GOAL :: Your output must consist solely of the lines from the "Rebuild this chart" line through the "XAxis, YAxis, LabelList" line, exactly as written, without images.

--- Start EXCERPTED RECORDS ---

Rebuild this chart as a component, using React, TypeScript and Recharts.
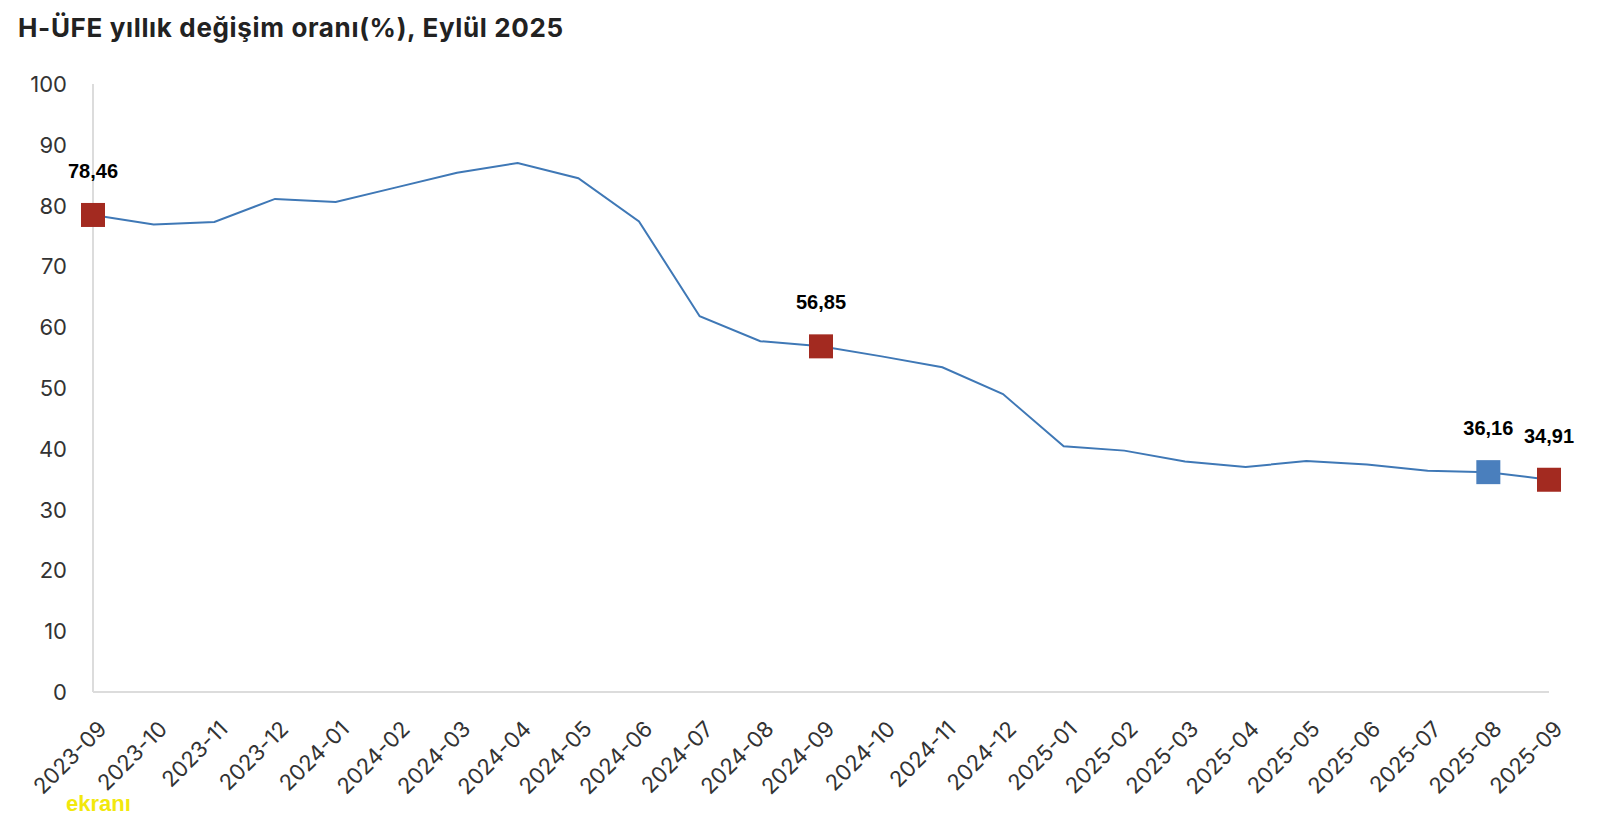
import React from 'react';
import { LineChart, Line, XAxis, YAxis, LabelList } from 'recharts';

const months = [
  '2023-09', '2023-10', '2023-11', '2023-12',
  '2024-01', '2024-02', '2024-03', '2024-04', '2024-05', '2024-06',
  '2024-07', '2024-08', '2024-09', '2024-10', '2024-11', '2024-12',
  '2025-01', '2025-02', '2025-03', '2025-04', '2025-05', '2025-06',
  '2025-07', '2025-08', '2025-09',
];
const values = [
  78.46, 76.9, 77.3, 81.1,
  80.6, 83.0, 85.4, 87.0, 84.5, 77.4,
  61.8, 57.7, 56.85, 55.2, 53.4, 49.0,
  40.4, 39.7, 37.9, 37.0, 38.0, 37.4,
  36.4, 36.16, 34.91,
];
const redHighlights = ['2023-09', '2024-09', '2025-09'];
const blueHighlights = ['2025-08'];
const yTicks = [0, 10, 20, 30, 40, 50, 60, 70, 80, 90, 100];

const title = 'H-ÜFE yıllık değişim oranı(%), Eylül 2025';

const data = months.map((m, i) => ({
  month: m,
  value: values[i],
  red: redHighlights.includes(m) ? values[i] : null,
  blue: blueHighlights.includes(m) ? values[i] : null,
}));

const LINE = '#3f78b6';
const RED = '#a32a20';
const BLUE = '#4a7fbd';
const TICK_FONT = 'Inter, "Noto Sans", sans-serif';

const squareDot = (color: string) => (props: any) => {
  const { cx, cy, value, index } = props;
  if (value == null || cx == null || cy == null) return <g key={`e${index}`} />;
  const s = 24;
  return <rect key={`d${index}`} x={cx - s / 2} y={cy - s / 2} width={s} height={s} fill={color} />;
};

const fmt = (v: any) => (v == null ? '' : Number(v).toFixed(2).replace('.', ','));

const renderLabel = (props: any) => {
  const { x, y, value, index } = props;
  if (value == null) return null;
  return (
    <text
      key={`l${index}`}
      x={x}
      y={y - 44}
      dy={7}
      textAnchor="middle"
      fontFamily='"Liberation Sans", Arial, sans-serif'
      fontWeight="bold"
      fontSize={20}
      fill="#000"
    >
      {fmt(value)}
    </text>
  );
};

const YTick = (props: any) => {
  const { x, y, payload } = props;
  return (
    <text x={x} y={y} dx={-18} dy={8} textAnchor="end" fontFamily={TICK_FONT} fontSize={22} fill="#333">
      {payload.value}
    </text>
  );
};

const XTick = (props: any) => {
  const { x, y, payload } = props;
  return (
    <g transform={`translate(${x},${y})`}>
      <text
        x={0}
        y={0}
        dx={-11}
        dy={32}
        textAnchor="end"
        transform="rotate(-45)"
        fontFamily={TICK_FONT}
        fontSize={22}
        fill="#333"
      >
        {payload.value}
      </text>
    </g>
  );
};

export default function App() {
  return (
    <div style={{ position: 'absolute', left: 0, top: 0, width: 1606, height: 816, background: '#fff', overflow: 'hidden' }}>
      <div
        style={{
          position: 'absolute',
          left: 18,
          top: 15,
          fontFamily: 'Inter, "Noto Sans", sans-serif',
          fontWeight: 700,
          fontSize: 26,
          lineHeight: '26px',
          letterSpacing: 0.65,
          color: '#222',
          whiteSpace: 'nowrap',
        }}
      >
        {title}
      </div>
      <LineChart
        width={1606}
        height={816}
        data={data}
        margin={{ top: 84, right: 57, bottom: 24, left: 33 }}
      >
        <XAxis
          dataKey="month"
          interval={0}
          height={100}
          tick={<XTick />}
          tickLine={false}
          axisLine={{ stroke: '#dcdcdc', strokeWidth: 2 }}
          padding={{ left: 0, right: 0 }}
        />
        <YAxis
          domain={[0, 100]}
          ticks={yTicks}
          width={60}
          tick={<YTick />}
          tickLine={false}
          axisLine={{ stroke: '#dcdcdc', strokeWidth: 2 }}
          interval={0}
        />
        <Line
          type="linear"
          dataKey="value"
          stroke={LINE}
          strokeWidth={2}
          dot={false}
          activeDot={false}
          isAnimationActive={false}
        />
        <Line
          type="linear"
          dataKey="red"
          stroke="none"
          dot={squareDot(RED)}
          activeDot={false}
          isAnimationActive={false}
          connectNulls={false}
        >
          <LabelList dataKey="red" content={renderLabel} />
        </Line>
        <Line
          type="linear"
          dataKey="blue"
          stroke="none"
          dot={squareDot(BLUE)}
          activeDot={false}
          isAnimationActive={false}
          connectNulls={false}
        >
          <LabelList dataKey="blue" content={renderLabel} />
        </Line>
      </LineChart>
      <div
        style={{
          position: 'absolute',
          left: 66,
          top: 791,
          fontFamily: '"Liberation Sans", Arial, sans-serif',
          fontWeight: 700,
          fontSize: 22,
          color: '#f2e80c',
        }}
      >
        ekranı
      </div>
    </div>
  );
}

--- End EXCERPTED RECORDS ---
--- Start EXCERPTED RECORDS ---

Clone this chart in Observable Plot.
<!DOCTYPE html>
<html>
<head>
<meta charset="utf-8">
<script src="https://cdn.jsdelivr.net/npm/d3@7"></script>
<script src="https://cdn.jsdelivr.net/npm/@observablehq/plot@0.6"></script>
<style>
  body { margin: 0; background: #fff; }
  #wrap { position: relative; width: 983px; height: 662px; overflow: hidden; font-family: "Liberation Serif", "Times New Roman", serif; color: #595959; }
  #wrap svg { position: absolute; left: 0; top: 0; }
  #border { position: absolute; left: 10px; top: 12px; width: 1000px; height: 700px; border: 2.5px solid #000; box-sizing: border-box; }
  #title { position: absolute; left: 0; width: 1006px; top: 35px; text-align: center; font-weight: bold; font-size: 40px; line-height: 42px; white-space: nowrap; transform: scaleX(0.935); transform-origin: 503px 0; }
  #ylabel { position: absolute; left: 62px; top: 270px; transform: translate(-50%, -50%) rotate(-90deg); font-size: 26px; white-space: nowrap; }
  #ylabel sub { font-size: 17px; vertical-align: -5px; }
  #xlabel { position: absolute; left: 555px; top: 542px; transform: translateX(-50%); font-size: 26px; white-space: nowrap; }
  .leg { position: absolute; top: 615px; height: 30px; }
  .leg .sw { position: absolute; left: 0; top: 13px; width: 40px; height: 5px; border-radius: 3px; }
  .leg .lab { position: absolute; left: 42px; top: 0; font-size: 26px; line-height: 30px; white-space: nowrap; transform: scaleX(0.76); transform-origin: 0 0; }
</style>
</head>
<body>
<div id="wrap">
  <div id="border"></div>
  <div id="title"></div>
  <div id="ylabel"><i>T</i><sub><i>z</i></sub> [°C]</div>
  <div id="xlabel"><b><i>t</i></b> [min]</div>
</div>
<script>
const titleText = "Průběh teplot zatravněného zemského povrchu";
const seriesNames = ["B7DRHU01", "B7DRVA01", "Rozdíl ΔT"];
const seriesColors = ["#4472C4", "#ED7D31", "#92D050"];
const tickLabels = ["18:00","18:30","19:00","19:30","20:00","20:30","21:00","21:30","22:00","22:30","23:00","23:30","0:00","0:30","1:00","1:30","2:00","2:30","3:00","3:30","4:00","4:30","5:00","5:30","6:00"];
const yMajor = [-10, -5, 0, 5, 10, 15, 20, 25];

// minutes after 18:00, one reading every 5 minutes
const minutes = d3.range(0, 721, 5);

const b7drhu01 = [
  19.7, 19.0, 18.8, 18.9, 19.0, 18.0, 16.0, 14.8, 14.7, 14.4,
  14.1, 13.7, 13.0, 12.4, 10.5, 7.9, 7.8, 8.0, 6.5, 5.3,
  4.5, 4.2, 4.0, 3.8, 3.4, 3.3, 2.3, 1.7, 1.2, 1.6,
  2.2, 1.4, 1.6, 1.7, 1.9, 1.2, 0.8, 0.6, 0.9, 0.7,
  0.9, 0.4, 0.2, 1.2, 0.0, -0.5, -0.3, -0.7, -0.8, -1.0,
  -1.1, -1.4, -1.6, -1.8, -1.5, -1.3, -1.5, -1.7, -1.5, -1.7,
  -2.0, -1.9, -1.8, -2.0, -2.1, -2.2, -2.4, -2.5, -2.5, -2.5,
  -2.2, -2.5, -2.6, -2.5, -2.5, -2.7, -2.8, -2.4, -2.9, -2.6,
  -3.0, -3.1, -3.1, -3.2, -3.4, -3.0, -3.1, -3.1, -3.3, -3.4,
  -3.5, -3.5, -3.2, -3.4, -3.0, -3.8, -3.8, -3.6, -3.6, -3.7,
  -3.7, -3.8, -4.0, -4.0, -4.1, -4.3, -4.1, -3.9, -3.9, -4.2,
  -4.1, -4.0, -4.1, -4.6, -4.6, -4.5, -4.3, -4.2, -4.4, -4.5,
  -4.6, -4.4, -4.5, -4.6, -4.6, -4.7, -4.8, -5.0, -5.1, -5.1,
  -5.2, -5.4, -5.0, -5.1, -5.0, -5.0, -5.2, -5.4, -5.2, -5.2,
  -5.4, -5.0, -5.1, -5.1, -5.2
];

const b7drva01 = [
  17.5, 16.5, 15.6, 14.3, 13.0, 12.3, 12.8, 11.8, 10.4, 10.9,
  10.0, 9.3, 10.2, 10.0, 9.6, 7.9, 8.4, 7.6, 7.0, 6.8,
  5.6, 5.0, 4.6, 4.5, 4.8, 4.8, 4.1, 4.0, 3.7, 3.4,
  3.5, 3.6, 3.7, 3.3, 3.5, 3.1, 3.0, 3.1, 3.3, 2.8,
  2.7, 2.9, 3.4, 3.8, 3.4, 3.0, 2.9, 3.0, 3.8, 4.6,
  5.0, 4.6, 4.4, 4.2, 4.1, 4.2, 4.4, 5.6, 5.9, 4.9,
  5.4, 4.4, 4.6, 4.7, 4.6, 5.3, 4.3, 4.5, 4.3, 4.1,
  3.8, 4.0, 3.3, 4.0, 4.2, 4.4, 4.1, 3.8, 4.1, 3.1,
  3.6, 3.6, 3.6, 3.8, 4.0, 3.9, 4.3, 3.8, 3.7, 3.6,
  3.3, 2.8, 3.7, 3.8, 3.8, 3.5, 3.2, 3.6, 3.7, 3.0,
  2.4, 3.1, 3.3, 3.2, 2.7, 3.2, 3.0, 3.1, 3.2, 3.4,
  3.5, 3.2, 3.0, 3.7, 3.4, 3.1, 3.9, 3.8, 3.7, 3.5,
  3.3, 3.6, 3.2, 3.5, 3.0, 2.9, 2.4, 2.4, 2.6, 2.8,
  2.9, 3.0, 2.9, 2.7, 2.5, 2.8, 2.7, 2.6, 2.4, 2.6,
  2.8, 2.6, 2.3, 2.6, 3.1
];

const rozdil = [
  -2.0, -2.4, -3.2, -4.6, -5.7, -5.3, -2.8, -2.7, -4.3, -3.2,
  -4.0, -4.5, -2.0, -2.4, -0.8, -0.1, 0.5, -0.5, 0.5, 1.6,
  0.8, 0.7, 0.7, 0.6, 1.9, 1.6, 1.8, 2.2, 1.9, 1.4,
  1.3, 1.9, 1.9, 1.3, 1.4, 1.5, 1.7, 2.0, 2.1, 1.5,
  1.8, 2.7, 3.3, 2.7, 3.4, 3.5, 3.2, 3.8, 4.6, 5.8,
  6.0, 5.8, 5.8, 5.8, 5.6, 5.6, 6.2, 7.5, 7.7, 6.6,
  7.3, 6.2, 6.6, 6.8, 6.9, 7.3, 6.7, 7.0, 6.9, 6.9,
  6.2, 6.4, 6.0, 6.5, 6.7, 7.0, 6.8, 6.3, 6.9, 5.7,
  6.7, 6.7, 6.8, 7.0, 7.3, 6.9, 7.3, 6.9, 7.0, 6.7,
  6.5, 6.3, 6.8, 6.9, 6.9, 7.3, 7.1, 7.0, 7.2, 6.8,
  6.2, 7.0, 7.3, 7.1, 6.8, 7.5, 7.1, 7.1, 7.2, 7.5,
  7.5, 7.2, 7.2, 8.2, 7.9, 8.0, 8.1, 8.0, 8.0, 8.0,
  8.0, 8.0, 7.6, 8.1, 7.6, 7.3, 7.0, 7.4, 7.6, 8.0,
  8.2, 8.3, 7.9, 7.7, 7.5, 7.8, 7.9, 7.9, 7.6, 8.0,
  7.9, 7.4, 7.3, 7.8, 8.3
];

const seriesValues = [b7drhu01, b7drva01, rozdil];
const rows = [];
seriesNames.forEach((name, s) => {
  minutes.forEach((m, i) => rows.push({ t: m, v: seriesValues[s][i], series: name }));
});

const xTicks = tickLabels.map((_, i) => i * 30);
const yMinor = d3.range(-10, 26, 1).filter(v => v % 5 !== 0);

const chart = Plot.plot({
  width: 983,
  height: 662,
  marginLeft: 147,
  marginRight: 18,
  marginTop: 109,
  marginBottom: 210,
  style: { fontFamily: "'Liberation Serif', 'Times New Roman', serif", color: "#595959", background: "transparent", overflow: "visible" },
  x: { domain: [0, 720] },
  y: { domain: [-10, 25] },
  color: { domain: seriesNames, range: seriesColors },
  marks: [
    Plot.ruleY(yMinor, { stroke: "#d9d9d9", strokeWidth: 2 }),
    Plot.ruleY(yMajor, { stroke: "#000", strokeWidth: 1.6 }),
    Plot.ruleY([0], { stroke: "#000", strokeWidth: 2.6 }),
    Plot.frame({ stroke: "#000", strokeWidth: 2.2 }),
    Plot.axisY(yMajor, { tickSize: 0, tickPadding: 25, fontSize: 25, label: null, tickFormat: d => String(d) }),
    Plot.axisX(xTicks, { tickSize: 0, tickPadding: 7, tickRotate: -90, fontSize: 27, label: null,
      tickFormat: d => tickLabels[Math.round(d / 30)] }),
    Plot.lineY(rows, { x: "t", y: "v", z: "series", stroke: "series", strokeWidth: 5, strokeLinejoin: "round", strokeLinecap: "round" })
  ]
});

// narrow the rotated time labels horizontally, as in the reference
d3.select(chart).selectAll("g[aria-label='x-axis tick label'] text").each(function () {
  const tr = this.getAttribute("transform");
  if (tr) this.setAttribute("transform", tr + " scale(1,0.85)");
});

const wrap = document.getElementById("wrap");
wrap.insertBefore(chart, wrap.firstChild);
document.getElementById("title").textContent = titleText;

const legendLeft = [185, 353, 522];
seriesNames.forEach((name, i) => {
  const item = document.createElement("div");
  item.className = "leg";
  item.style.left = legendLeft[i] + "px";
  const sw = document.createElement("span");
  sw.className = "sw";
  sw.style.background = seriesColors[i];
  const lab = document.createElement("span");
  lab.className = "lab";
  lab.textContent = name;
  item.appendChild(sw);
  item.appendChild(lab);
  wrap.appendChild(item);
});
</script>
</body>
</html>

--- End EXCERPTED RECORDS ---
--- Start EXCERPTED RECORDS ---

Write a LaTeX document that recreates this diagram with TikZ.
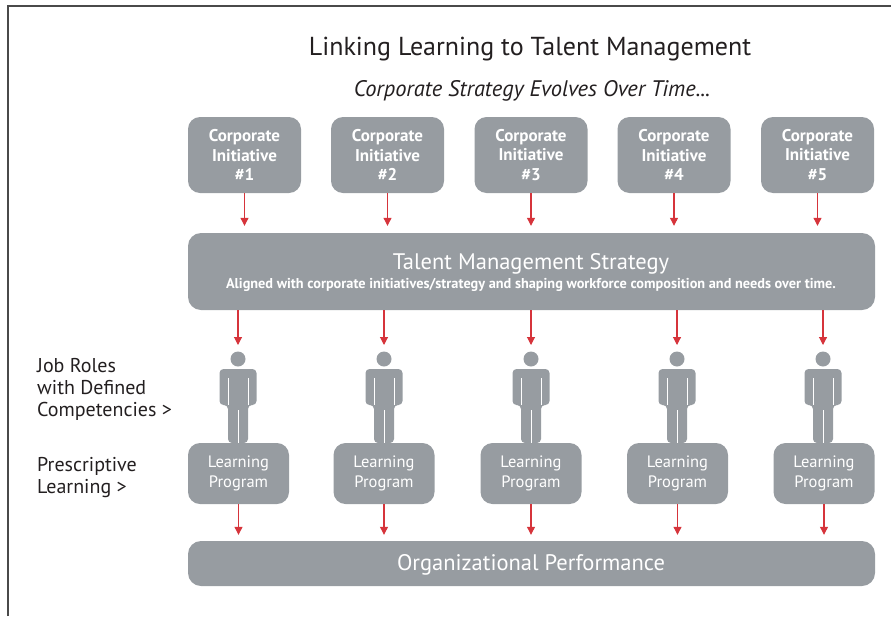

--- End EXCERPTED RECORDS ---

THE COMPLETED TASK ::
Rebuild this chart as a component, using React, TypeScript and Recharts.
import React from 'react';
import { LineChart, Line, XAxis, YAxis, LabelList } from 'recharts';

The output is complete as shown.